Starting from the top of the material, restate each line exactly until the line that contains "import plotly.graph_objects as go", which is also copied. Pictures are excluded.

[Plotting code records]
===

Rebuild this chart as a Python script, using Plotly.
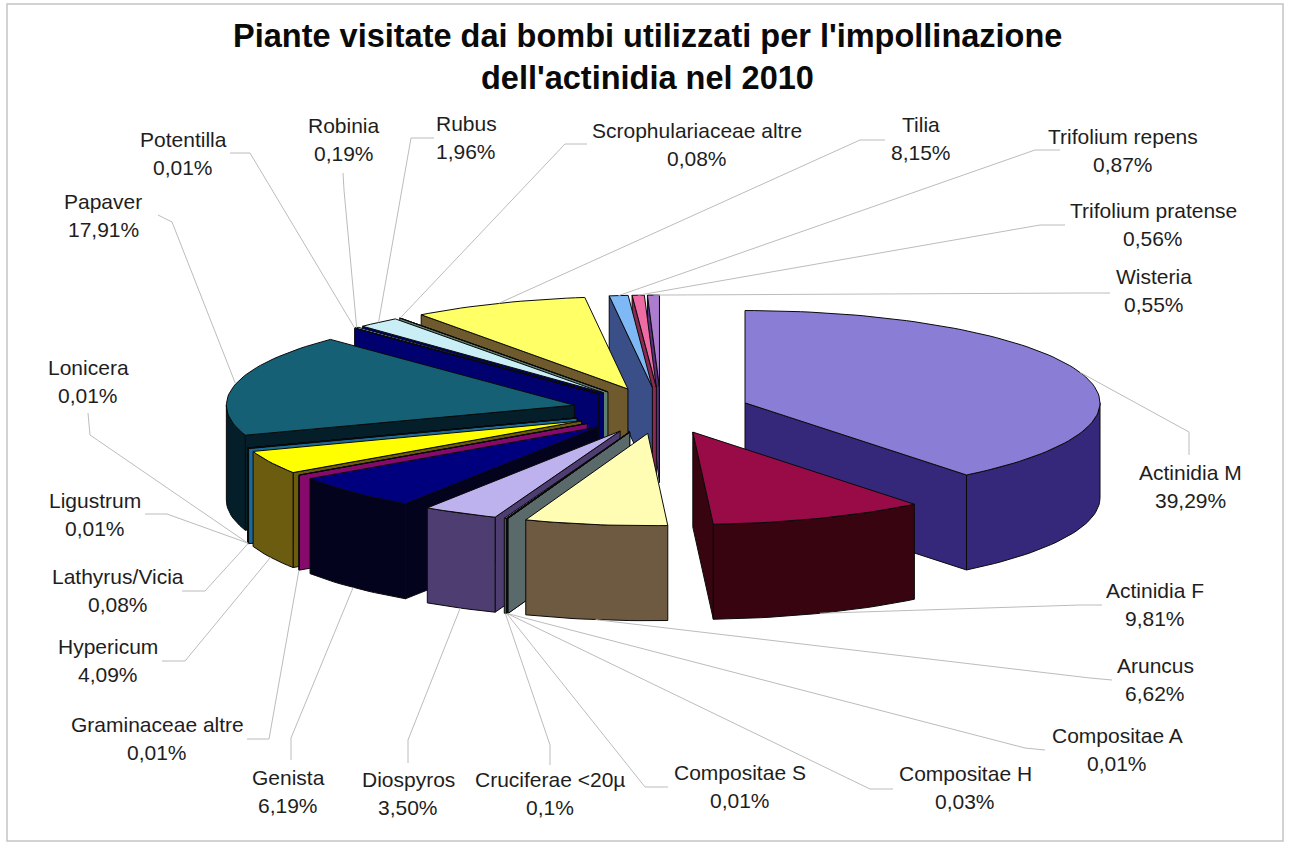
import math
import plotly.graph_objects as go

# Share of visits per plant, clockwise from twelve o'clock
plants = ["Actinidia M", "Actinidia F", "Aruncus", "Compositae A", "Compositae H",
          "Compositae S", "Cruciferae <20µ", "Diospyros", "Genista", "Graminaceae altre",
          "Hypericum", "Lathyrus/Vicia", "Ligustrum", "Lonicera", "Papaver", "Potentilla",
          "Robinia", "Rubus", "Scrophulariaceae altre", "Tilia", "Trifolium repens",
          "Trifolium pratense", "Wisteria"]
shares = [39.29, 9.81, 6.62, 0.01, 0.03, 0.01, 0.1, 3.50, 6.19, 0.01, 4.09, 0.08,
          0.01, 0.01, 17.91, 0.01, 0.19, 1.96, 0.08, 8.15, 0.87, 0.56, 0.55]
share_labels = ["39,29%", "9,81%", "6,62%", "0,01%", "0,03%", "0,01%", "0,1%", "3,50%",
                "6,19%", "0,01%", "4,09%", "0,08%", "0,01%", "0,01%", "17,91%", "0,01%",
                "0,19%", "1,96%", "0,08%", "8,15%", "0,87%", "0,56%", "0,55%"]

top_colors = ["#8A7DD6", "#990B47", "#FFFCB4", "#CCFFFF", "#660066", "#FF8080",
              "#7F93A3", "#BDB1EE", "#00007E", "#FF00FF", "#FFFF00", "#00CCFF",
              "#CCFFFF", "#8AD0A0", "#156074", "#FFFF99", "#99CCFF", "#C9EEF6",
              "#7F9A8C", "#FFFF66", "#7FB9F5", "#EE6BA3", "#AC7CCF"]
side_colors = ["#35287A", "#38040F", "#6E5A40", "#5A6A6A", "#33063A", "#7A3C40",
               "#4E6772", "#4E3D70", "#03031E", "#860A6C", "#6C5C10", "#1C6A98",
               "#5F7A7A", "#2F5A48", "#041F2A", "#00006E", "#00006E", "#00006E",
               "#5F7F70", "#6E5A2C", "#3A4E88", "#8A2A52", "#56307C"]

# Label block centres and leader polylines (text end, elbow) in page pixels
label_xy = [(1190, 472), (1155, 590), (1155, 665), (1117, 735), (965, 773), (740, 772),
            (550, 779), (408, 779), (288, 777), (157, 724), (108, 646), (118, 576),
            (95, 500), (88, 367), (103, 201), (183, 139), (344, 125), (466, 123),
            (697, 130), (921, 124), (1123, 136), (1153, 210), (1154, 276)]
leader_knots = [((1189, 455), (1189, 432)), ((1102, 605), (1080, 605)), ((1112, 680), (1090, 678)),
                ((1045, 750), (1025, 748)), ((893, 789), (870, 789)), ((668, 787), (645, 787)),
                ((550, 765), (550, 745)), ((408, 763), (408, 740)), ((291, 760), (291, 738)),
                ((247, 739), (269, 739)), ((162, 661), (185, 661)), ((182, 591), (205, 591)),
                ((145, 514), (167, 514)), ((88, 413), (90, 435)), ((158, 215), (172, 222)),
                ((230, 153), (250, 153)), ((343, 173), (344, 190)), ((434, 138), (411, 138)),
                ((587, 144), (565, 144)), ((885, 140), (860, 140)), ((1060, 150), (1035, 150)),
                ((1065, 225), (1040, 225)), ((1110, 293), (1085, 293))]

# Pie geometry: oblique view of a cylinder with every slice pulled off its bisector
CX, CY = 661.0, 410.5
RADIUS = 355.0
RADIUS_LEFT = 348.0  # the far half of the view reads slightly narrower
TILT = 0.26
DEPTH = 95.0
PULL = 89.0
OUTLINE = "#0a0a0a"


def on_plane(apex, angle, radius):
    return (apex[0] + radius * math.sin(angle),
            apex[1] - RADIUS * TILT * math.cos(angle))


def arc(apex, a0, a1, radius, step=math.radians(1.5)):
    n = max(1, int(abs(a1 - a0) / step))
    return [on_plane(apex, a0 + (a1 - a0) * i / n, radius) for i in range(n + 1)]


def polygon(points, fill):
    xs = [p[0] for p in points] + [points[0][0]]
    ys = [p[1] for p in points] + [points[0][1]]
    return go.Scatter(x=xs, y=ys, mode="lines", fill="toself", fillcolor=fill,
                      line=dict(color=OUTLINE, width=1), hoverinfo="skip", showlegend=False)


def drop(points):
    return [(x, y + DEPTH) for x, y in points]


total = sum(shares)
slices = []
running = 0.0
for i, share in enumerate(shares):
    a0 = 2 * math.pi * running / total
    running += share
    a1 = 2 * math.pi * running / total
    mid = (a0 + a1) / 2
    apex = (CX + PULL * math.sin(mid), CY - PULL * TILT * math.cos(mid))
    radius = RADIUS if mid < math.pi else RADIUS_LEFT
    slices.append(dict(i=i, a0=a0, a1=a1, mid=mid, apex=apex, radius=radius))

fig = go.Figure()

# Paint from the back of the pie to the front
for s in sorted(slices, key=lambda s: -math.cos(s["mid"])):
    i, a0, a1, apex, radius = s["i"], s["a0"], s["a1"], s["apex"], s["radius"]
    side = side_colors[i]
    if math.sin(a0) < 0:
        edge = [apex, on_plane(apex, a0, radius)]
        fig.add_trace(polygon(edge + drop(edge)[::-1], side))
    if math.sin(a1) > 0:
        edge = [apex, on_plane(apex, a1, radius)]
        fig.add_trace(polygon(edge + drop(edge)[::-1], side))
    lo, hi = max(a0, math.pi / 2), min(a1, 3 * math.pi / 2)
    if hi > lo:
        rim = arc(apex, lo, hi, radius)
        fig.add_trace(polygon(rim + drop(rim)[::-1], side))
    fig.add_trace(polygon([apex] + arc(apex, a0, a1, radius), top_colors[i]))

annotations = []
for s in slices:
    i = s["i"]
    anchor = on_plane(s["apex"], s["mid"], s["radius"])
    if math.cos(s["mid"]) < 0:
        anchor = (anchor[0], anchor[1] + DEPTH)
    start, elbow = leader_knots[i]
    fig.add_trace(go.Scatter(x=[start[0], elbow[0], anchor[0]], y=[start[1], elbow[1], anchor[1]],
                             mode="lines", line=dict(color="#bcbcbc", width=1),
                             hoverinfo="skip", showlegend=False))
    x, y = label_xy[i]
    for text, yy in ((plants[i], y), (share_labels[i], y + 28)):
        annotations.append(dict(x=x, y=yy, text=text, showarrow=False, xanchor="center",
                                yanchor="middle", font=dict(size=21, color="#1e1e1e")))

for text, yy in (("Piante visitate dai bombi utilizzati per l'impollinazione", 36),
                 ("dell'actinidia nel 2010", 78)):
    annotations.append(dict(x=647, y=yy, text="<b>%s</b>" % text, showarrow=False, xanchor="center",
                            yanchor="middle", font=dict(size=32.5, color="#0a0a0a")))

fig.update_layout(
    width=1290, height=843, margin=dict(l=0, r=0, t=0, b=0),
    paper_bgcolor="white", plot_bgcolor="white",
    font=dict(family="Liberation Sans, Arial, sans-serif"),
    xaxis=dict(range=[0, 1290], visible=False, fixedrange=True),
    yaxis=dict(range=[843, 0], visible=False, fixedrange=True),
    annotations=annotations,
    shapes=[dict(type="rect", x0=7, y0=4, x1=1283, y1=841,
                 line=dict(color="#c4c4c4", width=1.5), layer="below")],
)
fig.write_html("out.html")
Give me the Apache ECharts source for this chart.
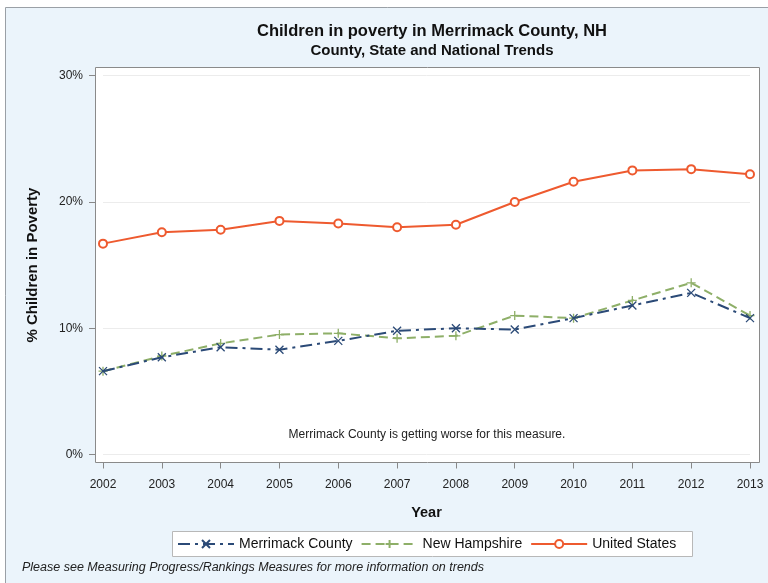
<!DOCTYPE html>
<html>
<head>
<meta charset="utf-8">
<script src="https://cdn.jsdelivr.net/npm/echarts@6/dist/echarts.min.js"></script>
<style>
html,body{margin:0;padding:0;background:#fff;}
#chart{width:768px;height:583px;}
</style>
</head>
<body>
<div id="chart"></div>
<script>
const years = [2002, 2003, 2004, 2005, 2006, 2007, 2008, 2009, 2010, 2011, 2012, 2013];
const merrimack = [6.6, 7.7, 8.5, 8.3, 9.0, 9.8, 10.0, 9.9, 10.8, 11.8, 12.8, 10.8];
const newHampshire = [6.6, 7.8, 8.8, 9.5, 9.6, 9.2, 9.4, 11.0, 10.8, 12.2, 13.6, 11.0];
const unitedStates = [16.7, 17.6, 17.8, 18.5, 18.3, 18.0, 18.2, 20.0, 21.6, 22.5, 22.6, 22.2];
const yTicks = [0, 10, 20, 30];

const FONT = 'Liberation Sans, Arial, sans-serif';
const pairs = arr => years.map((y, i) => [y, arr[i]]);

const chart = echarts.init(document.getElementById('chart'), null, {renderer: 'canvas'});
chart.setOption({
  backgroundColor: '#ffffff',
  animation: false,
  textStyle: {fontFamily: FONT},
  graphic: [
    {type: 'rect', z: -20, silent: true, shape: {x: 5.5, y: 7.5, width: 770, height: 590},
     style: {fill: '#EBF4FB', stroke: '#9aa0a6', lineWidth: 1}},
    {type: 'rect', z: -10, silent: true, shape: {x: 95.5, y: 67.5, width: 664, height: 395},
     style: {fill: '#ffffff', stroke: '#8a8a8a', lineWidth: 1}},
    {type: 'text', z: 10, silent: true,
     style: {x: 427, y: 435, text: 'Merrimack County is getting worse for this measure.', textAlign: 'center', textVerticalAlign: 'middle',
             fill: '#222', font: '12px ' + FONT}},
    {type: 'text', z: 10, silent: true,
     style: {x: 22, y: 568, text: 'Please see Measuring Progress/Rankings Measures for more information on trends', textVerticalAlign: 'middle',
             fill: '#222', font: 'italic 12.5px ' + FONT}},
    {type: 'rect', z: -5, silent: true, shape: {x: 172.5, y: 531.5, width: 520, height: 25},
     style: {fill: '#ffffff', stroke: '#b8b8b8', lineWidth: 1}}
  ],
  title: [
    {text: 'Children in poverty in Merrimack County, NH', left: 427, top: 18, textAlign: 'center',
     textStyle: {fontSize: 16.5, fontWeight: 'bold', color: '#111', fontFamily: FONT}},
    {text: 'County, State and National Trends', left: 427, top: 38, textAlign: 'center',
     textStyle: {fontSize: 15, fontWeight: 'bold', color: '#111', fontFamily: FONT}}
  ],
  legend: {
    left: 172, top: 532, itemWidth: 56, itemHeight: 10, itemGap: 8,
    textStyle: {fontSize: 14, color: '#111', fontFamily: FONT},
    data: ['Merrimack County', 'New Hampshire', 'United States']
  },
  grid: [
    {left: 103, right: 18, top: 75.7, bottom: 583 - 454.5, containLabel: false},
    {left: 103, right: 18, top: 75.7, bottom: 583 - 462.5, containLabel: false}
  ],
  xAxis: [
    {
      type: 'value', gridIndex: 0, min: 2002, max: 2013, interval: 1,
      show: false, splitLine: {show: false}
    },
    {
      type: 'value', gridIndex: 1, min: 2002, max: 2013, interval: 1,
      name: 'Year', nameLocation: 'middle', nameGap: 43,
      nameTextStyle: {fontSize: 14.5, fontWeight: 'bold', color: '#111', fontFamily: FONT},
      axisLine: {show: false},
      axisTick: {show: true, length: 6, lineStyle: {color: '#888'}},
      axisLabel: {fontSize: 12, color: '#222', margin: 16, formatter: v => String(v), fontFamily: FONT},
      splitLine: {show: false}
    }
  ],
  yAxis: [
    {
      type: 'value', gridIndex: 0, min: 0, max: 30, interval: 10, offset: 8,
      name: '% Children in Poverty', nameLocation: 'middle', nameGap: 55, nameRotate: 90,
      nameTextStyle: {fontSize: 15, fontWeight: 'bold', color: '#111', fontFamily: FONT},
      axisLine: {show: false},
      axisTick: {show: true, length: 6, lineStyle: {color: '#888'}},
      axisLabel: {fontSize: 12, color: '#222', margin: 12, formatter: v => yTicks.includes(v) ? v + '%' : '', fontFamily: FONT},
      splitLine: {show: true, lineStyle: {color: '#ececec', width: 1}}
    },
    {
      type: 'value', gridIndex: 1, min: 0, max: 30, interval: 10, show: false, splitLine: {show: false}
    }
  ],
  series: [
    {
      name: 'Merrimack County', type: 'line', data: pairs(merrimack), z: 5, xAxisIndex: 0, yAxisIndex: 0,
      symbol: 'path://M0,0L10,10M10,0L0,10', symbolSize: 8,
      itemStyle: {color: '#2B4A77', borderColor: '#2B4A77', borderWidth: 1.3},
      lineStyle: {color: '#2B4A77', width: 2, type: [12, 5, 3, 5]}
    },
    {
      name: 'New Hampshire', type: 'line', data: pairs(newHampshire), z: 4, xAxisIndex: 0, yAxisIndex: 0,
      symbol: 'path://M5,0L5,10M0,5L10,5', symbolSize: 9,
      itemStyle: {color: '#8EAF68', borderColor: '#8EAF68', borderWidth: 1.3},
      lineStyle: {color: '#8EAF68', width: 2, type: [9, 5]}
    },
    {
      name: 'United States', type: 'line', data: pairs(unitedStates), z: 3, xAxisIndex: 0, yAxisIndex: 0,
      symbol: 'emptyCircle', symbolSize: 8,
      itemStyle: {color: '#EE5A2F', borderColor: '#EE5A2F', borderWidth: 1},
      lineStyle: {color: '#EE5A2F', width: 2}
    }
  ]
});
</script>
</body>
</html>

===

**SOLUTION TO THIS EXERCISE**
Rebuild this chart as a Python script, using Plotly.
import math
import plotly.graph_objects as go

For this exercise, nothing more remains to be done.